20 novembre 2025
Les «déchets» auraient leur place dans la culture du maïs
Remplacer une partie des engrais chimiques par des résidus organiques produits par les villes ou certaines entreprises ne nuit pas à l'équilibre nutritionnel des plantes ni aux rendements aux champs

Le recours aux matières résiduelles fertilisantes générées par les activités de villes et de certaines entreprises permettrait de réduire la quantité d'engrais chimiques appliquée dans les champs de maïs. Les cultures de céréales pourraient aussi profiter de cette substitution partielle.
— Fishhawk
Les producteurs et productrices de maïs du Québec n'ont pas à craindre une baisse de rendement s'ils remplacent une partie des engrais chimiques qu'ils appliquent sur leurs champs par des matières résiduelles fertilisantes (MRF) telles que le compost, les boues d'usine d'épuration et les résidus des usines de désencrage. L'étudiant-chercheur Jean-Dominic Côté et le professeur Lotfi Khiari, du Département des sols et de génie agroalimentaire de l'Université Laval, en font la démonstration dans un article publié par la revue Field Crops Research.
Au Québec, les activités des villes telles que la collecte des déchets compostables, la biométhanisation ou l'épuration des eaux usées, et celles des entreprises telles que les papetières ou les usines de désencrage génèrent annuellement 4,55 millions de tonnes de résidus organiques. Environ 65% de ces matières sont recyclées, notamment en compost (23% du tonnage recyclé) ou en MRF appliquées sur les champs agricoles (34% du tonnage recyclé). Environ le tiers des résidus organiques prennent encore le chemin des sites d'enfouissement ou de l'incinérateur.
«D'un point de vue théorique, l'utilisation des MRF présente des avantages indéniables pour assurer une agriculture durable. Lorsqu'on envoie nos déchets à l'enfouissement ou à l'incinération, les nutriments qu'ils contiennent sont en quelque sorte perdus. En recyclant nos déchets organiques, on s'assure de fermer la boucle en réinsérant les nutriments dans le cycle de production. Les MRF contribuent aussi au maintien et à l'amélioration des propriétés physiques et chimiques des sols ainsi qu'à leur activité biologique», souligne Jean-Dominic Côté.

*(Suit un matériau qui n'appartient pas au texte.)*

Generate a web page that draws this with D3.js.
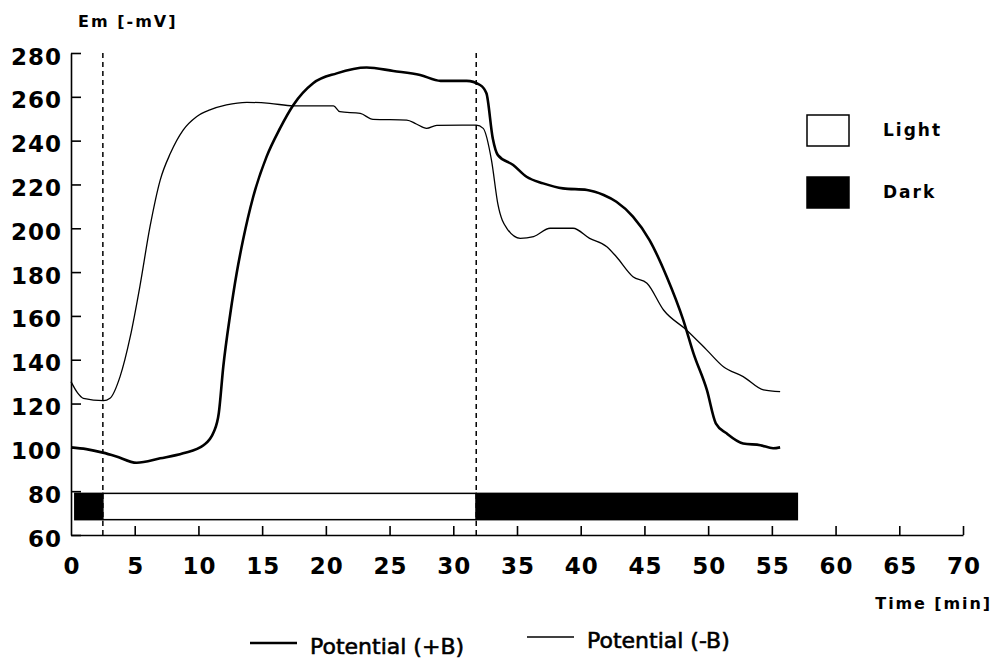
<!DOCTYPE html>
<html>
<head>
<meta charset="utf-8">
<script src="https://cdn.jsdelivr.net/npm/d3@7"></script>
<style>
  body { margin: 0; background: #fff; }
</style>
</head>
<body>
<div id="vis"></div>
<script>
// membrane potential, series
const timePlusB = [0, 1.2, 2.5, 3.5, 5.15, 7, 8.8, 10.4, 11.2, 11.6, 11.95, 12.5, 13.0, 13.5, 14.3, 15.35, 16.4, 17.45, 19.0, 20.85, 23.2, 25.3, 27.4, 29, 31.05, 32.1, 32.6, 33.1, 33.5, 34.7, 35.75, 37.05, 38.6, 40.5, 41.8, 42.8, 44.1, 45.4, 46.75, 48.05, 48.85, 49.9, 50.6, 51.45, 52.75, 54.1, 55.1, 55.65];
const potPlusB  = [100, 99.2, 97.6, 96, 93, 95, 97.3, 101, 107, 115.7, 136.8, 161, 179.5, 194.6, 214.4, 232.7, 245.6, 256.3, 266.2, 270.7, 273.4, 271.8, 270, 267.3, 267.3, 265.4, 261.6, 241, 233.4, 228.9, 223.5, 220.5, 218.2, 217.5, 215.2, 212.1, 205.3, 194.6, 177.9, 158.1, 142.9, 126.2, 111, 106.4, 101.8, 101, 99.6, 100];

const timeMinusB = [0, 0.5, 0.97, 2.55, 3.06, 3.85, 4.65, 5.4, 6.2, 7.0, 7.8, 8.8, 9.85, 10.9, 12.2, 13.8, 15.6, 17.45, 20.6, 21.1, 22.7, 23.7, 26.35, 27.1, 27.9, 28.7, 31.8, 32.35, 33.0, 33.5, 34.2, 35.25, 36.3, 37.6, 39.4, 40.7, 42.05, 42.8, 44.1, 45.2, 46.5, 48.3, 49.9, 51.2, 52.75, 54.35, 55.65];
const potMinusB  = [130, 125, 122.4, 121.3, 122.4, 132.3, 150.5, 173.3, 200.7, 222, 234.2, 244.8, 250.9, 254, 256.3, 257.5, 257, 255.9, 255.9, 253.2, 252.4, 249.7, 249.4, 247.6, 245.6, 247, 247.1, 245.6, 231, 211, 200, 195.4, 196.2, 200, 200, 195.4, 191.6, 187, 177.9, 174.9, 162.7, 153.6, 144.4, 136.8, 132.3, 126.2, 125.4];

// light / dark phases (min)
const phaseStart = [0.3, 2.5, 31.8];
const phaseEnd   = [2.5, 31.8, 57];
const phaseKind  = ["Dark", "Light", "Dark"];
const switchTimes = [2.5, 31.8];

const xTicks = d3.range(0, 71, 5);
const yTicks = d3.range(60, 281, 20);
const seriesNames = ["Potential (+B)", "Potential (-B)"];
const legendKinds = ["Light", "Dark"];

const font = `"DejaVu Sans", Verdana, sans-serif`;

const svg = d3.select("#vis").append("svg")
    .attr("width", 996).attr("height", 659)
    .style("background", "#fff");

const x = d3.scaleLinear().domain([0, 70]).range([71, 963]);
const y = d3.scaleLinear().domain([60, 280]).range([535, 53]);

// light/dark bar
svg.append("g").selectAll("rect")
    .data(phaseKind)
    .join("rect")
    .attr("x", (d, i) => x(phaseStart[i]))
    .attr("width", (d, i) => x(phaseEnd[i]) - x(phaseStart[i]))
    .attr("y", y(79))
    .attr("height", y(67) - y(79))
    .attr("fill", d => d === "Dark" ? "#000" : "#fff")
    .attr("stroke", "#000")
    .attr("stroke-width", 1.5);

// dashed switch lines
svg.append("g").selectAll("line")
    .data(switchTimes)
    .join("line")
    .attr("x1", d => x(d)).attr("x2", d => x(d))
    .attr("y1", y(280)).attr("y2", y(60))
    .attr("stroke", "#000")
    .attr("stroke-width", 1.5)
    .attr("stroke-dasharray", "5,4");

// axes
const xAxis = svg.append("g")
    .attr("transform", `translate(0,${y(60)})`)
    .call(d3.axisBottom(x).tickValues(xTicks).tickSizeInner(-9).tickSizeOuter(0).tickPadding(0));
const yAxis = svg.append("g")
    .attr("transform", `translate(${x(0)},0)`)
    .call(d3.axisLeft(y).tickValues(yTicks).tickSizeInner(-10).tickSizeOuter(0).tickPadding(9));

[xAxis, yAxis].forEach(g => {
    g.select(".domain").attr("stroke", "#000").attr("stroke-width", 1.6);
    g.selectAll(".tick line").attr("stroke", "#000").attr("stroke-width", 1.6);
    g.selectAll(".tick text")
        .attr("fill", "#000")
        .style("font-family", font)
        .style("font-weight", "bold")
        .style("font-size", "23px")
        .style("letter-spacing", "1px");
});
xAxis.selectAll(".tick text").attr("y", 39).attr("dy", 0).attr("dx", "0.5px");
xAxis.selectAll(".tick").filter(d => d === 0).select("line").remove();
yAxis.selectAll(".tick text").attr("dy", 11);

// axis titles
svg.append("text")
    .attr("x", 78).attr("y", 27)
    .style("font-family", font).style("font-weight", "bold")
    .style("font-size", "16px").style("letter-spacing", "2px")
    .text("Em [-mV]");
svg.append("text")
    .attr("x", 992).attr("y", 609)
    .attr("text-anchor", "end")
    .style("font-family", font).style("font-weight", "bold")
    .style("font-size", "16px").style("letter-spacing", "1.9px")
    .text("Time [min]");

// curves
const line = d3.line()
    .x(d => x(d[0]))
    .y(d => y(d[1]))
    .curve(d3.curveMonotoneX);

const plusB = timePlusB.map((t, i) => [t, potPlusB[i]]);
const minusB = timeMinusB.map((t, i) => [t, potMinusB[i]]);

svg.append("path")
    .datum(minusB)
    .attr("d", line)
    .attr("fill", "none")
    .attr("stroke", "#000")
    .attr("stroke-width", 1.3);
svg.append("path")
    .datum(plusB)
    .attr("d", line)
    .attr("fill", "none")
    .attr("stroke", "#000")
    .attr("stroke-width", 2.6);

// light / dark legend
const lg = svg.append("g").selectAll("g")
    .data(legendKinds)
    .join("g")
    .attr("transform", (d, i) => `translate(807,${115 + i * 62})`);
lg.append("rect")
    .attr("width", 42).attr("height", 31)
    .attr("fill", d => d === "Dark" ? "#000" : "#fff")
    .attr("stroke", "#000").attr("stroke-width", 1.5);
lg.append("text")
    .attr("x", 76).attr("y", 21)
    .style("font-family", font).style("font-weight", "bold")
    .style("font-size", "17px").style("letter-spacing", "2px")
    .text(d => d);

// series legend
const sl = svg.append("g").selectAll("g")
    .data(seriesNames)
    .join("g")
    .attr("transform", (d, i) => i === 0 ? "translate(250,643)" : "translate(527,637)");
sl.append("line")
    .attr("x1", 0).attr("x2", 47)
    .attr("stroke", "#000")
    .attr("stroke-width", (d, i) => i === 0 ? 2.6 : 1.3);
sl.append("text")
    .attr("x", 60).attr("y", 11)
    .style("font-family", font)
    .style("font-size", "22px")
    .attr("stroke", "#000").attr("stroke-width", 0.6)
    .text(d => d);
</script>
</body>
</html>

L'idée de remplacer les engrais chimiques par des MRF ne fait pas l'unanimité chez les producteurs et productrices de maïs. En effet, certains craignent que les MRF entraînent une baisse de rendement dans les champs en raison d'une biodisponibilité moins grande des éléments nutritifs qu'elles contiennent. Afin de déterminer si ces craintes étaient fondées, Jean-Dominic Côté et Lotfi Khiari ont mené des expériences à la station agronomique de l'Université Laval, située à St-Augustin-de-Desmaures, et à la ferme expérimentale de l'Institut de recherche et de développement en agroenvironnement (IRDA), située à Saint-Lambert-de-Lauzon.
«Nous avons testé, pendant deux saisons de croissance, l'effet de huit types de MRF sur l'équilibre nutritionnel et les rendements du maïs. La quantité de MRF utilisée permettait de répondre entièrement aux besoins en phosphore des plantes et au tiers de leurs besoins en azote. Le reste a été comblé par des engrais chimiques», précise l'étudiant-chercheur.
Les données obtenues montrent que toutes les MRF testées en combinaison avec des engrais chimiques assurent un équilibre nutritionnel au moins aussi bon qu'une fertilisation reposant uniquement sur des engrais chimiques. Pour ce qui est des rendements, les combinaisons MRF-engrais chimiques font aussi bien que les engrais chimiques seuls.
«Nos résultats suggèrent que les MRF peuvent remplacer une partie des engrais chimiques sans que la santé des plantes ou le rendement en souffrent, résume Jean-Dominic Côté. La transformation de déchets organiques en intrants agronomiques contribue à l'agriculture durable et à la résilience des systèmes agricoles tout en réduisant les coûts de production.»
Au cours des dernières années, la crainte que des MRF puissent contenir certains contaminants, notamment des composés organiques fluorés aussi appelés polluants éternels, a pu refroidir l'intérêt du monde agricole pour ces types d'amendement des sols, souligne l'étudiant-chercheur.
«L'aspect environnemental du recyclage des MRF doit absolument être étudié afin de garantir leur innocuité et de rassurer le public, insiste-t-il. C'est pourquoi nos collaborateurs de l'Université de Montréal, de l'Université McGill, du Centre d'expertise en analyse environnementale du Québec et de l'IRDA étudient la question.»
L'article signé par Jean-Dominic Côté et Lotfi Khiari peut être consulté sur le site de la revue Field Crops Research. Le professeur Khiari est rattaché à l'Institut en environnement, développement et société de l'Université Laval.